What’s The DNC’s Strategy? Remind People of George W. Bush

Dem Debate Participants Alex Wong Getty
Alex Wong/Getty

LAS VEGAS – Democratic National Committee (DNC) communications director Luis Miranda says a main plank of his party’s strategy is to “remind” voters about the divisive and unpopular final days of the George W. Bush presidency.

“What the candidates were able to do was, they had a chance to remind people of the dynamics when George W. Bush left office,” Miranda told Breitbart News in the Spin Room after the first Democratic debate at the Wynn Hotel in Las Vegas. “That makes a tremendous difference.”
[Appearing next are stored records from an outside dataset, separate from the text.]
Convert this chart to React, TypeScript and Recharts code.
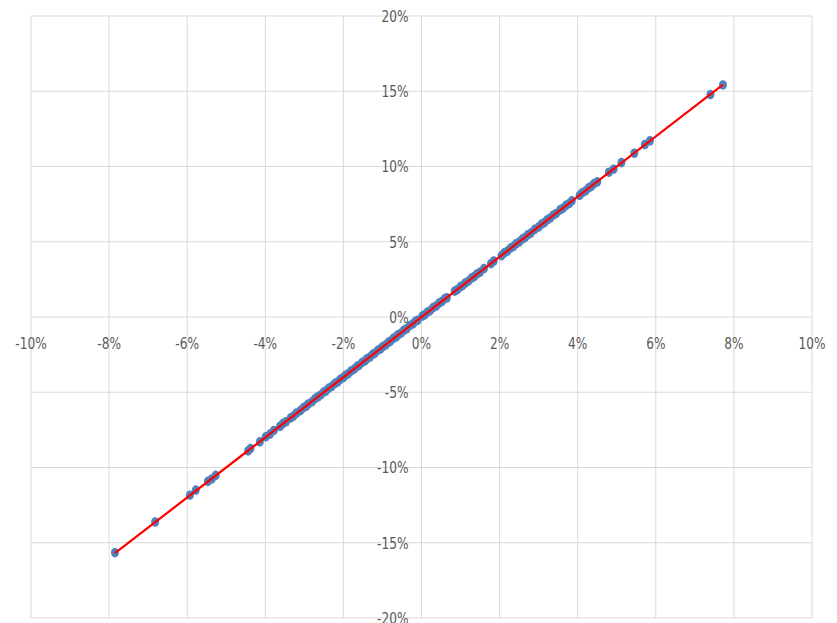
import { ScatterChart, Scatter, XAxis, YAxis, CartesianGrid } from 'recharts'

const CHART_WIDTH = 837
const CHART_HEIGHT = 623
const MARGIN = { top: 16, right: 25, bottom: 4, left: 30 }
const AXIS_SIZE = 1
const PLOT_LEFT = MARGIN.left + AXIS_SIZE
const PLOT_W = CHART_WIDTH - PLOT_LEFT - MARGIN.right
const PLOT_H = CHART_HEIGHT - MARGIN.top - MARGIN.bottom - AXIS_SIZE
const ZERO_X = PLOT_LEFT + PLOT_W / 2
const ZERO_Y = MARGIN.top + PLOT_H / 2

const X_TICKS = [-10, -8, -6, -4, -2, 0, 2, 4, 6, 8, 10]
const Y_TICKS = [-20, -15, -10, -5, 0, 5, 10, 15, 20]

// returns in %
const X_VALUES = [
  -7.85, -6.82, -5.93, -5.78, -5.47, -5.37, -5.27, -4.44, -4.38, -4.14, -3.99, -3.88, -3.78,
  -3.62, -3.55, -3.47, -3.35, -3.28, -3.2, -3.1, -3.02, -2.95, -2.9, -2.8, -2.72, -2.65,
  -2.58, -2.5, -2.45, -2.38, -2.3, -2.22, -2.15, -2.08, -2.0, -1.95, -1.88, -1.8, -1.72,
  -1.65, -1.6, -1.52, -1.45, -1.4, -1.32, -1.25, -1.2, -1.12, -1.05, -1.0, -0.92, -0.85,
  -0.8, -0.72, -0.65, -0.6, -0.52, -0.45, -0.38, -0.3, -0.22, -0.15, -0.1,
  0.02, 0.08, 0.15, 0.22, 0.3, 0.38, 0.45, 0.52, 0.6, 0.65, 0.85, 0.92, 1.0, 1.05, 1.12,
  1.2, 1.28, 1.35, 1.42, 1.5, 1.6, 1.78, 1.85, 2.05, 2.12, 2.2, 2.28, 2.35, 2.42, 2.5,
  2.58, 2.65, 2.72, 2.8, 2.9, 3.0, 3.08, 3.15, 3.22, 3.3, 3.38, 3.45, 3.55, 3.62, 3.7,
  3.78, 3.85, 4.05, 4.12, 4.2, 4.28, 4.35, 4.42, 4.5, 4.8, 4.92, 5.12, 5.45, 5.72, 5.85,
  7.4, 7.72,
]

const Y_VALUES = [
  -15.66, -13.62, -11.84, -11.5, -10.92, -10.76, -10.52, -8.9, -8.74, -8.3, -7.96, -7.78, -7.54,
  -7.26, -7.08, -6.96, -6.7, -6.58, -6.38, -6.22, -6.02, -5.92, -5.78, -5.62, -5.42, -5.3,
  -5.18, -4.98, -4.92, -4.74, -4.62, -4.42, -4.32, -4.14, -4.02, -3.88, -3.78, -3.58, -3.46,
  -3.28, -3.22, -3.02, -2.92, -2.78, -2.66, -2.48, -2.42, -2.22, -2.12, -1.98, -1.86, -1.68,
  -1.62, -1.42, -1.32, -1.18, -1.06, -0.88, -0.78, -0.58, -0.46, -0.28, -0.22,
  0.06, 0.14, 0.32, 0.42, 0.62, 0.74, 0.92, 1.02, 1.22, 1.28, 1.72, 1.82, 2.02, 2.08, 2.26,
  2.38, 2.58, 2.68, 2.86, 2.98, 3.22, 3.54, 3.72, 4.08, 4.26, 4.38, 4.58, 4.68, 4.86, 4.98,
  5.18, 5.28, 5.46, 5.58, 5.82, 5.98, 6.18, 6.28, 6.46, 6.58, 6.78, 6.88, 7.12, 7.22, 7.42,
  7.54, 7.72, 8.08, 8.26, 8.38, 8.58, 8.68, 8.86, 8.98, 9.62, 9.82, 10.26, 10.88, 11.46, 11.7,
  14.78, 15.42,
]

const points = X_VALUES.map((x, i) => ({ x, y: Y_VALUES[i] }))

// least squares trendline over the points
function fitLine(data: { x: number; y: number }[]) {
  const n = data.length
  const mx = data.reduce((s, p) => s + p.x, 0) / n
  const my = data.reduce((s, p) => s + p.y, 0) / n
  let num = 0
  let den = 0
  data.forEach(p => {
    num += (p.x - mx) * (p.y - my)
    den += (p.x - mx) * (p.x - mx)
  })
  const slope = num / den
  const intercept = my - slope * mx
  const xs = data.map(p => p.x)
  const x0 = Math.min(...xs)
  const x1 = Math.max(...xs)
  return [
    { x: x0, y: slope * x0 + intercept },
    { x: x1, y: slope * x1 + intercept },
  ]
}

const trend = fitLine(points)

const FONT = "'DejaVu Sans Condensed', 'DejaVu Sans', sans-serif"
const TEXT_COLOR = '#595959'
const GRID_COLOR = '#d9d9d9'
const FONT_SIZE = 16.5
const NARROW = 0.82

function renderXTick(props: any) {
  const { x, payload } = props
  return (
    <text
      transform={`translate(${x},${ZERO_Y + 26}) scale(${NARROW},1)`}
      dy="0.35em"
      textAnchor="middle"
      fill={TEXT_COLOR}
      fontSize={FONT_SIZE}
      fontFamily={FONT}
    >
      {`${payload.value}%`}
    </text>
  )
}

function renderYTick(props: any) {
  const { y, payload } = props
  return (
    <text
      transform={`translate(${ZERO_X - 13},${y}) scale(${NARROW},1)`}
      dy="0.35em"
      textAnchor="end"
      fill={TEXT_COLOR}
      fontSize={FONT_SIZE}
      fontFamily={FONT}
    >
      {`${payload.value}%`}
    </text>
  )
}

function Dot(props: any) {
  const { cx, cy } = props
  return <ellipse cx={cx} cy={cy} rx={4} ry={4.8} fill="#4F81BD" />
}

export default function App() {
  return (
    <div style={{ position: 'absolute', left: 0, top: 0, background: '#fff' }}>
      <ScatterChart width={CHART_WIDTH} height={CHART_HEIGHT} margin={MARGIN}>
        <CartesianGrid stroke={GRID_COLOR} strokeWidth={1} />
        <XAxis
          type="number"
          dataKey="x"
          domain={[-10, 10]}
          ticks={X_TICKS}
          height={AXIS_SIZE}
          axisLine={false}
          tickLine={false}
          tick={renderXTick}
          interval={0}
        />
        <YAxis
          type="number"
          dataKey="y"
          domain={[-20, 20]}
          ticks={Y_TICKS}
          width={AXIS_SIZE}
          axisLine={false}
          tickLine={false}
          tick={renderYTick}
          interval={0}
        />
        <Scatter data={points} shape={<Dot />} isAnimationActive={false} />
        <Scatter
          data={trend}
          line={{ stroke: '#FF0000', strokeWidth: 2.2 }}
          shape={() => <g />}
          isAnimationActive={false}
        />
      </ScatterChart>
    </div>
  )
}
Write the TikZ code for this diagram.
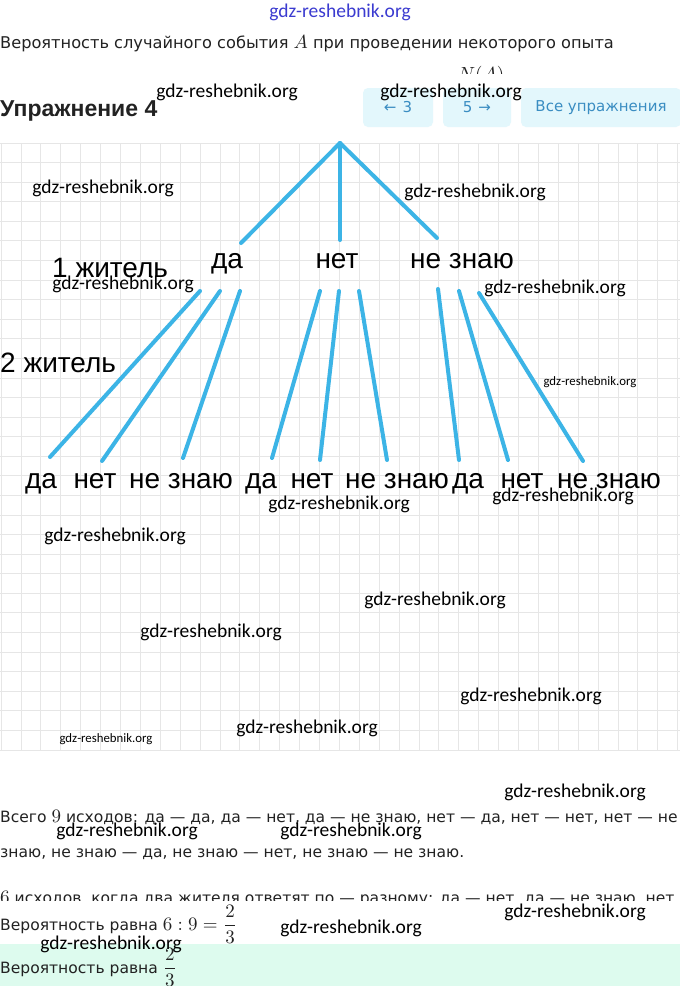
\documentclass[tikz,border=0pt]{standalone}
\usepackage{amsmath}
\usepackage{fontspec}
\setmainfont{Liberation Sans}
\newfontfamily\bodyfont{DejaVu Sans}
\newfontfamily\wmfont{Carlito}
\definecolor{treeblue}{HTML}{3CB4E6}
\definecolor{gridc}{HTML}{E6E6E6}
\definecolor{txt}{HTML}{222222}
\definecolor{btnbg}{HTML}{E3F7FC}
\definecolor{btntxt}{HTML}{3A8DC2}
\definecolor{greenband}{HTML}{DDFBEE}
\definecolor{wmblue}{HTML}{3B3BD0}
\newcommand{\mth}[1]{{\fontsize{10}{12}\selectfont\scalebox{1.9}{$#1$}}}
\begin{document}
\begin{tikzpicture}[x=1pt,y=-1pt,
  branch/.style={treeblue, line width=4pt, line cap=round},
  lbl/.style={font=\fontsize{28}{30}\selectfont, anchor=base, inner sep=0pt, text=black},
  wmark/.style={font=\wmfont\fontsize{19.5}{20}\selectfont, inner sep=0pt, text=black},
  wsmall/.style={font=\wmfont\fontsize{12.8}{13}\selectfont, inner sep=0pt, text=black},
  bodytxt/.style={font=\bodyfont\fontsize{15.55}{18}\selectfont, text=txt, anchor=base west, inner sep=0pt},
  btn/.style={fill=btnbg, rounded corners=5pt, draw=none},
  btnlabel/.style={font=\bodyfont\fontsize{15}{16}\selectfont, text=btntxt, inner sep=0pt},
]
\useasboundingbox (0,0) rectangle (680,986);
\fill[white] (0,0) rectangle (680,986);

% graph paper
\foreach \k in {0,...,34} \draw[gridc, line width=0.9pt] ({1.1+19.9*\k},143) -- ({1.1+19.9*\k},750);
\foreach \k in {0,...,31} \draw[gridc, line width=0.9pt] (0,{143+19.58*\k}) -- (680,{143+19.58*\k});

% header text
\node[bodytxt, font=\bodyfont\fontsize{16.2}{18}\selectfont] (intro) at (0,48) {Вероятность случайного события \mth{A} при проведении некоторого опыта};
\node[inner sep=0pt, anchor=base, text=txt] (na) at (481,80) {\mth{N(A)}};
\fill[white] (0,74) rectangle (680,142);
\node[anchor=base west, inner sep=0pt, text=txt, font=\bfseries\fontsize{23}{25}\selectfont] (title) at (0,116) {Упражнение 4};
\node[btn, minimum width=70pt, minimum height=39pt] (b1) at (398,107.5) {};
\node[btn, minimum width=68pt, minimum height=39pt] (b2) at (477,107.5) {};
\node[btn, minimum width=160pt, minimum height=39pt] (b3) at (601,107.5) {};
\node[btnlabel] at (b1) {←\hspace{6pt}3};
\node[btnlabel] at (b2) {5\hspace{6pt}→};
\node[btnlabel] at (b3) {Все упражнения};

% tree
\coordinate (r) at (340,143);
\coordinate (a) at (241,243);
\coordinate (b) at (340,240);
\coordinate (c) at (437,238);
\draw[branch] (r) -- (a);
\draw[branch] (r) -- (b);
\draw[branch] (r) -- (c);
\node[lbl] (L1a) at (227,268) {да};
\node[lbl] (L1b) at (337,268) {нет};
\node[lbl] (L1c) at (462,268) {не знаю};
\node[lbl, anchor=base west] (z1) at (52,277) {1 житель};
\node[lbl, anchor=base west] (z2) at (0,372) {2 житель};

\coordinate (a1) at (200,291); \coordinate (a2) at (220,291); \coordinate (a3) at (240,291);
\coordinate (b1s) at (320,291); \coordinate (b2s) at (339,291); \coordinate (b3s) at (359,291);
\coordinate (c1) at (438,289); \coordinate (c2) at (459,291); \coordinate (c3) at (479,293);
\coordinate (ea1) at (50,457); \coordinate (ea2) at (102,461); \coordinate (ea3) at (183,458);
\coordinate (eb1) at (272,458); \coordinate (eb2) at (320,460); \coordinate (eb3) at (387,460);
\coordinate (ec1) at (459,460); \coordinate (ec2) at (508,460); \coordinate (ec3) at (583,461);
\foreach \s/\e in {a1/ea1,a2/ea2,a3/ea3,b1s/eb1,b2s/eb2,b3s/eb3,c1/ec1,c2/ec2,c3/ec3}
  \draw[branch] (\s) -- (\e);

\node[lbl] (m1) at (41,488) {да};
\node[lbl] (m2) at (95,488) {нет};
\node[lbl] (m3) at (181,488) {не знаю};
\node[lbl] (m4) at (261,488) {да};
\node[lbl] (m5) at (312,488) {нет};
\node[lbl] (m6) at (397,488) {не знаю};
\node[lbl] (m7) at (468,488) {да};
\node[lbl] (m8) at (522,488) {нет};
\node[lbl] (m9) at (609,488) {не знаю};

% solution text
\node[bodytxt] (t1) at (0,822) {Всего \mth{9} исходов: да — да, да — нет, да — не знаю, нет — да, нет — нет, нет — не};
\node[bodytxt] (t2) at (0,857) {знаю, не знаю — да, не знаю — нет, не знаю — не знаю.};
\node[bodytxt] (t3) at (0,903) {\mth{6} исходов, когда два жителя ответят по — разному: да — нет, да — не знаю, нет};
\fill[white] (0,901) rectangle (680,944);
\node[bodytxt] (t4) at (0,930) {Вероятность равна \mth{6:9=\dfrac{2}{3}}};
\fill[greenband] (0,944) rectangle (680,986);
\begin{scope}
\clip (0,944) rectangle (680,986);
\node[bodytxt] (t5) at (0,973) {Вероятность равна \mth{\dfrac{2}{3}}};
\end{scope}

% watermarks
\node[wmark, text=wmblue] (w0) at (340,12) {gdz-reshebnik.org};
\foreach \x/\y [count=\i] in {227/92,451/92,103/188,475/192,123/284,555/288,339/504,563/496,115/536,435/600,211/632,531/696,307/728,575/792,127/831,351/831,575/912,351/928,111/944}
  \node[wmark] (w\i) at (\x,\y) {gdz-reshebnik.org};
\node[wsmall] (ws1) at (590,382) {gdz-reshebnik.org};
\node[wsmall] (ws2) at (106,739) {gdz-reshebnik.org};
\end{tikzpicture}
\end{document}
Candidates including Hillary Clinton and Bernie Sanders invoked the specter of Bush in Tuesday night’s debate, bringing up the Iraq War and the 2008 financial collapse.

“It was an exciting and lively debate,” Miranda said of the Democratic event. “I think it was good that it was a very fiery debate. When you try to dumb down the debate the way Republicans have” you lose many American voters, Miranda added.

DNC finance chairman Henry Munoz said that the Democratic debate, which featured Sanders’ strong criticisms of the capitalist system, is right in line with the Democrats’ election-year strategy.

“I think we had an interesting discussion about what capitalism is in the United States,” Munoz told Breitbart News. “There’s a very unhealthy method of financing these campaigns to buy the office of president of the United States. In the Democratic Party, we don’t have people who can write a check for $1 million or $50 million. So I think this discussion was very healthy.”

Progressive hedge-fund billionaire Tom Steyer, who spent more than $74 million for Democrats in the 2014 midterm election cycle, hinted in the Spin Room that he will support Joe Biden for the office of president of the United States.